Infatuation with my Kindle has completely undermined my challenge to limit book-buying to 12 books for the year. As I mentioned before, it's just so convenient. Too convenient. Not only can I carry it with me anywhere, but I can buy books at any time; anywhere.

This has not only led to a book-buying spree, but it's also having an impact on the kind of books I'm reading. I was going to write that it's had an impact on the quality of my reading, but that brings into question the whole notion of 'quality' that I don't want to engage with just now. In practice, it's meant that when I finish a book, instead of thinking about what I might read next and taking stock of the books on my mental 'to read' list, I've downloaded yet another crime novel.

So, to the damage. I've bought - and read - five books this month. Four of them have been crime fiction - two Peter Robinson's (Banks is a rather shameful pleasure), a Camilla Lackberg and Martin Cruz Smith's 'Three Stations'. Cruz Smith's central character Arkady Renko, out of favour with whatever group is in power in Russia and forever forsaken in his private life, is another favourite. I also read this month's book group choice on my Kindle - Lionel Shriver's 'The New Republic'. Awful. I rarely get bored by novels, but this was the kind of book where all its tricks and tropes are displayed in the first couple of chapters and then simply repeated.
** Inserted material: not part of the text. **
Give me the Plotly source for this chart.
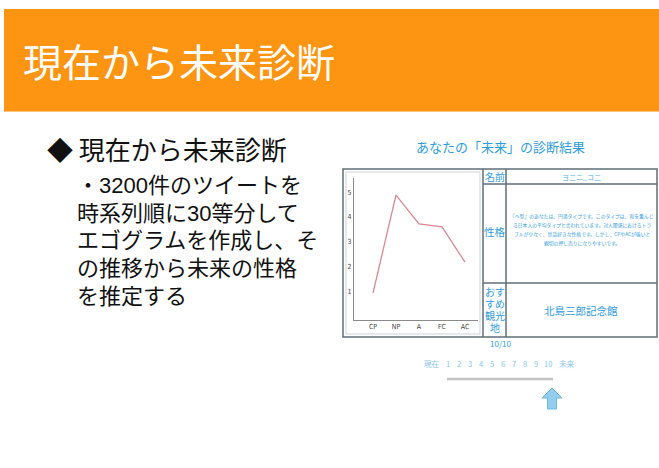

I actually think this recent publication is a bit of a cheat. Shriver wrote 'The New Republic' early in her career as a writer and it was not then accepted for publication. However, subsequent to the success of such books as 'We Need to Talk About Kevin' her publishers clearly thought it would have a market. You can see in 'The New Republic' the writer she would become - absolutely in tune with the big issues of the time, clever, satirical, a bit of a misanthrope, a pithy wordsmith. In this case the issue at the centre of the novel is the press and the creation as well as the reporting of 'news'. Most topical for today. Maybe that's one of the reasons the publisher has released it. But the novel's high point is the way she chooses to embody the theme, and once you've 'got' that, it's all rather repetitive.

So, I've bought five books this month. That makes a total of eleven books till the end of May, and given I've already bought another one in June I've reached the target for the year. And I'm not even half-way through the year. Maybe I should just surrender at this point.

3 comments:

Lynne said...

So far I've managed to only download free books to my Kindle! there are regular "freebie" specials for about 24 hours of books that one normally has to pay for!

Yarna said...

I did wonder if your Kindle was a way of cirumventing your book-buying ration! Surely e-books don't count??

Brendaknits said...

LOL. I see a white flag in your future.